One of those schools was Azusa Pacific University, an NCAA Division II school in Southern California. Just a week after visiting, the coach called Mia with an offer.
“Talking with the coach, he’s really great,” she said. “They just have a really good system there and great environment. It was honestly everything I was looking for in a school and it just fit.”
A new year
Mia’s road to recovery continued through the first month of the high school season.
“Just telling them the first day, ‘I don’t think Mia is going to be back,’ their eyes kind of get big,” Trent said. “I’m like, ‘Oh boy, this is going to be a whole lot different.’ ”
But it wasn’t different. The team played well without her for the first three games, wins against Asotin, Tekoa-Rosalia and Liberty.
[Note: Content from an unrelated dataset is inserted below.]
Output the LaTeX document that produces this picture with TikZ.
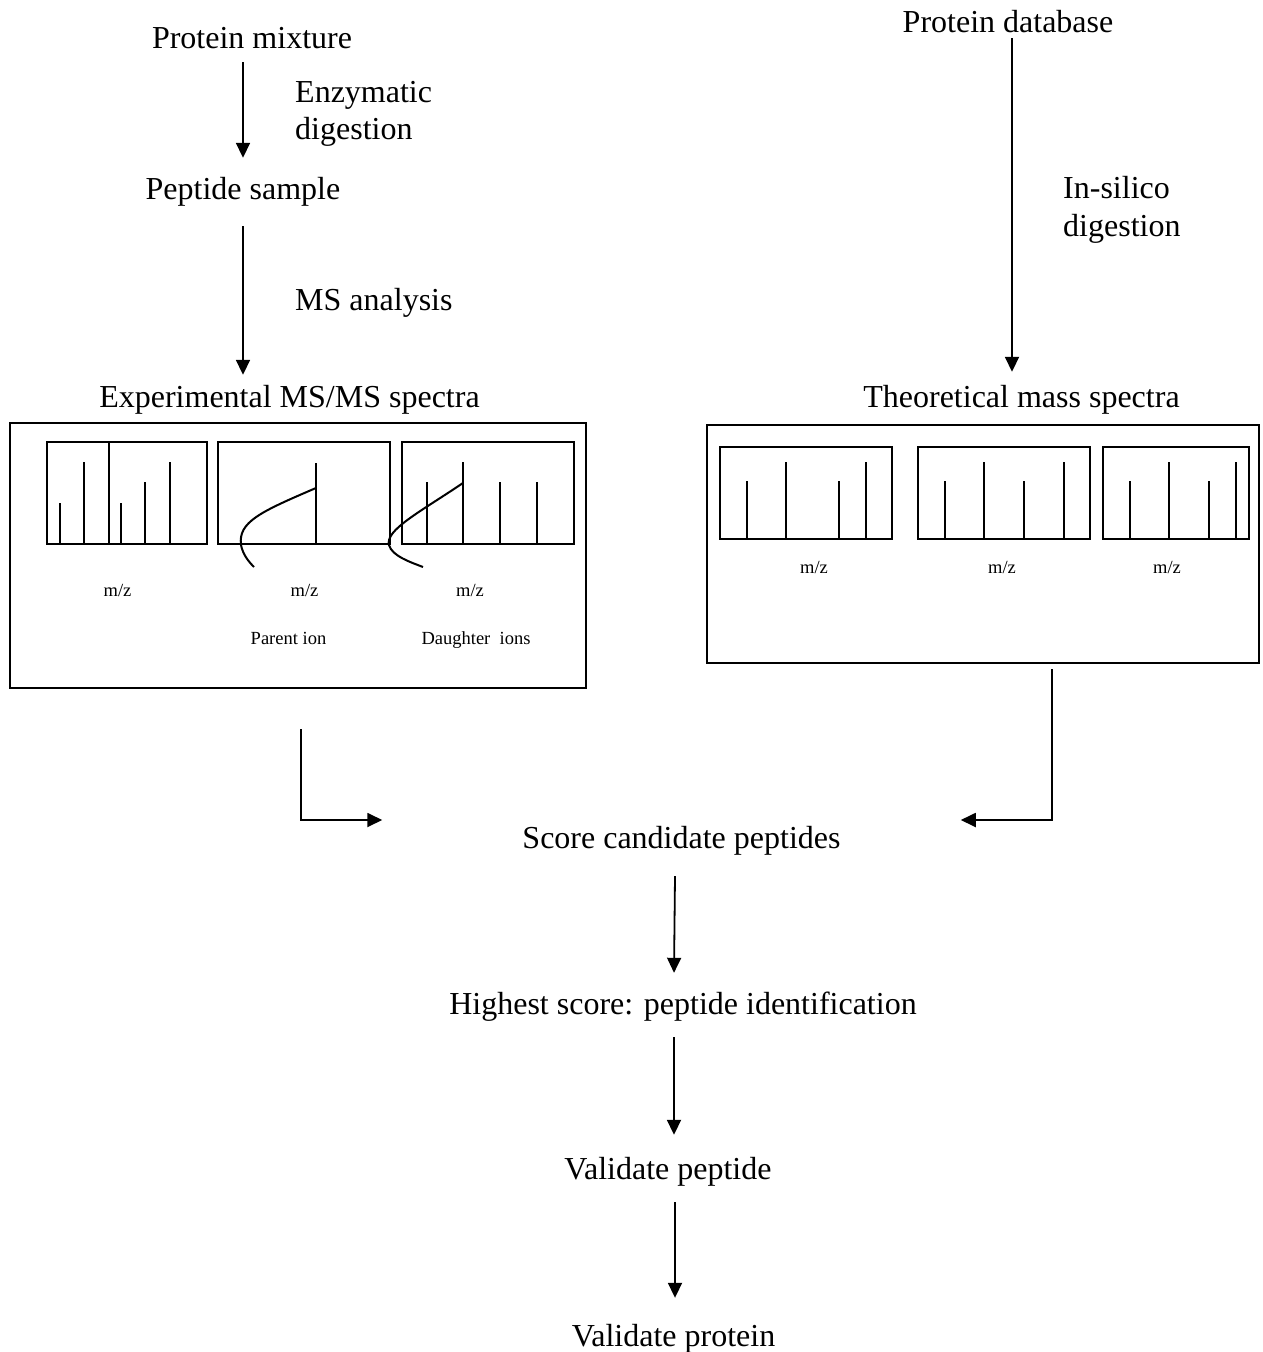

After suffering back-to-back losses to highly ranked Colfax, Mia was finally cleared to get back on the court. On Jan. 5, she was back doing what she loved again.
“It was a long road,” Mia said. “It was a lot more difficult than I thought it’d be. I had a lot of great people; great PT help me get through. It’s so fun to be back.”
The Lions are 7-6 with two games left in the regular season, matching their win total from last season before Mia went down with injury.
“With Mia back, a lot more players have stepped up and are much better players because of it,” Trent said. “Hopefully, that gives us a little boost here as we get to the late part of the season.”
The Pierces hope that boost will push UCA into the school’s first berth to the state tournament.
“That would mean everything,” Mia said. “I remember at the end of last season, all I wanted to do was come back next season and make it to state, because we were super close this last year. It just hurt so bad not being able to fight for that, so it’s just been the motivation this last year to get there. It would mean a lot.”
“You see the girls start to believe they can play with these teams,” Trent said. “Once the girls start to believe it, they start to play a little harder in practices and games. Crossing our fingers – it would be cool.”